Su entonación era depurada; sus trinos, hermosos; su capacidad pulmonar, extraordinaria y su garganta, muy flexible. Podía cantar los interva­los más distantes a gran velocidad y con la mayor facilidad y precisión. Era muy imaginativo para las creaciones libres de los adagios, y su ardor juve­nil, su gran talento, el aplauso universal y su privile­giada garganta lo llevaron, en ocasiones, a realizar despliegues excesivos". Los castrati fueron un hito fundamental en la escuela del canto, y no pocos amantes actuales de la ópera darían lo que no tienen por escucharlos: fue el auge de los derechos humanos, y no precisamente la pasión por la música, lo que acabó con tan cruel aunque admirable especialidad.
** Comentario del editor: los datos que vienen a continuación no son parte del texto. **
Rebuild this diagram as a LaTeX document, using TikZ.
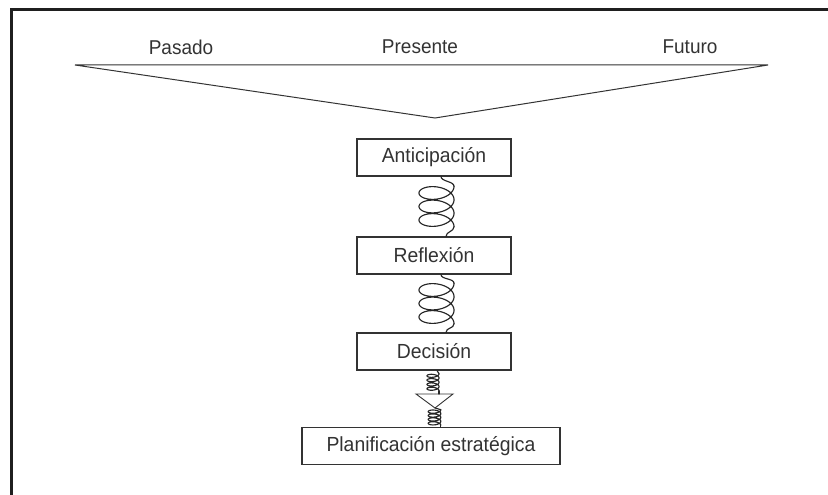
\documentclass[tikz,border=0pt]{standalone}
\usepackage{fontspec}
\setmainfont[FakeStretch=0.95]{Liberation Sans}
\usetikzlibrary{calc}
\definecolor{ink}{HTML}{333333}
\newcommand{\mycoil}[6]{% #1 prefix, #2 R, #3 h, #4 pitch, #5 turns, #6 xoff
  \pgfmathsetmacro\myhs{#4*#5/2}%
  \pgfmathsetmacro\mydend{#5*360}%
  \pgfmathtruncatemacro\myns{#5*72}%
  \draw[spr] plot[domain=0:\mydend, samples=\myns, smooth] ({#6+#2*cos(\x)}, {-\myhs+#4*\x/360+#3*sin(\x)});
  \coordinate (#1s) at (#6+#2, -\myhs);
  \coordinate (#1e) at (#6+#2, \myhs);
}
\begin{document}
\begin{tikzpicture}[x=1pt,y=-1pt,
  lbl/.style={font=\fontsize{20}{24}\selectfont, text=ink, inner sep=0pt},
  box/.style={draw=ink, line width=1.1pt, font=\fontsize{20.4}{24}\selectfont, text=ink, minimum height=37pt, inner sep=0pt},
  spr/.style={draw=black!85, line width=1.15pt, line cap=round, line join=round},
  thinln/.style={draw=ink, line width=1pt, line join=miter},
  frame/.style={draw=black!88, line width=2.7pt}]
\useasboundingbox (0,0) rectangle (828,495);
% frame (left and top only)
\draw[frame] (11.3,495) -- (11.3,9.7) -- (828,9.7);
% time labels
\node[lbl] (pas) at (181,47) {Pasado};
\node[lbl] (pre) at (420,47) {Presente};
\node[lbl] (fut) at (690,47) {Futuro};
% big funnel
\coordinate (tl) at (75,65);
\coordinate (tr) at (768,65);
\coordinate (ta) at (435,118);
\draw[thinln] (tl) -- (tr) -- (ta) -- cycle;
% boxes
\node[box, minimum width=154pt] (ant) at (434,157.5) {Anticipación};
\node[box, minimum width=154pt] (ref) at (434,255.5) {Reflexión};
\node[box, minimum width=154pt] (dec) at (434,351.5) {Decisión};
\node[box, minimum width=258pt] (pla) at (431,446) {Planificación estratégica};
% spring 1
\coordinate (m1) at ($(ant.south)!0.5!(ref.north)$);
\begin{scope}[shift={(m1)}]
  \mycoil{ca}{17.5}{9.5}{13.5}{3}{2.5}
\end{scope}
\draw[spr] ([xshift=7pt]ant.south) .. controls +(0,5) and +(0,-5) .. (cas);
\draw[spr] (cae) .. controls +(0,5) and +(0,-5) .. ([xshift=12pt]ref.north);
% spring 2
\coordinate (m2) at ($(ref.south)!0.5!(dec.north)$);
\begin{scope}[shift={(m2)}]
  \mycoil{cb}{17.5}{9.5}{13.5}{3}{2.5}
\end{scope}
\draw[spr] ([xshift=7pt]ref.south) .. controls +(0,5) and +(0,-5) .. (cbs);
\draw[spr] (cbe) .. controls +(0,5) and +(0,-5) .. ([xshift=12pt]dec.north);
% small funnel
\coordinate (fl) at (416,394);
\coordinate (fr) at (453,394);
\coordinate (fa) at (435,408);
\draw[thinln, line width=0.9pt] (fl) -- (fr) -- (fa) -- cycle;
% small spring upper
\coordinate (m3) at ($(dec.south)!0.5!(fl -| dec.south)$);
\begin{scope}[shift={(m3)}]
  \mycoil{cc}{6}{2.5}{4.3}{4}{-1}
\end{scope}
\draw[spr] ([xshift=3pt]dec.south) -- (ccs);
\draw[spr] (cce) -- (fl -| cce);
% small spring lower
\coordinate (m4) at ($(fa)!0.5!(pla.north -| fa)$);
\begin{scope}[shift={(m4)}]
  \mycoil{cd}{6.3}{2.5}{3.9}{4}{-0.5}
\end{scope}
\draw[spr] (fa) -- (cds);
\draw[spr] (cde) -- (pla.north -| cde);
\end{tikzpicture}
\end{document}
Podemos tener una idea aproximada del sonido de la voz de los castrati escuchando las grabaciones que Alessandro Moreschi (1858-1922) realizó en 1902 y 1904. Según parece, Moreschi fue el último castrato y el único que grabó discos. Miembro del coro del Vaticano, quizá no haya sido un gran cantante, y sus interpretaciones aparecen deformadas por recursos estilísticos vulgares. La calidad de la grabación, debido a los precarios medios con los que fue registrada y al paso del tiempo, es mala. No obstante, en ella se pueden apreciar las cualidades de una voz única, que se convierte en el único registro de un castrati que se conserva en el mundo. Moreschi fue el último castrato, muy lejano de Farinelli en el tiempo. Este hecho, sumado a que el anterior castrato famoso, Giambattista Velutti (1781-1861), se había retirado treinta años antes del nacimiento de Moreschi, hacen que este último no haya podido contar con las técnicas ni la educación vocal con las que contaron los castratis de épocas pasadas.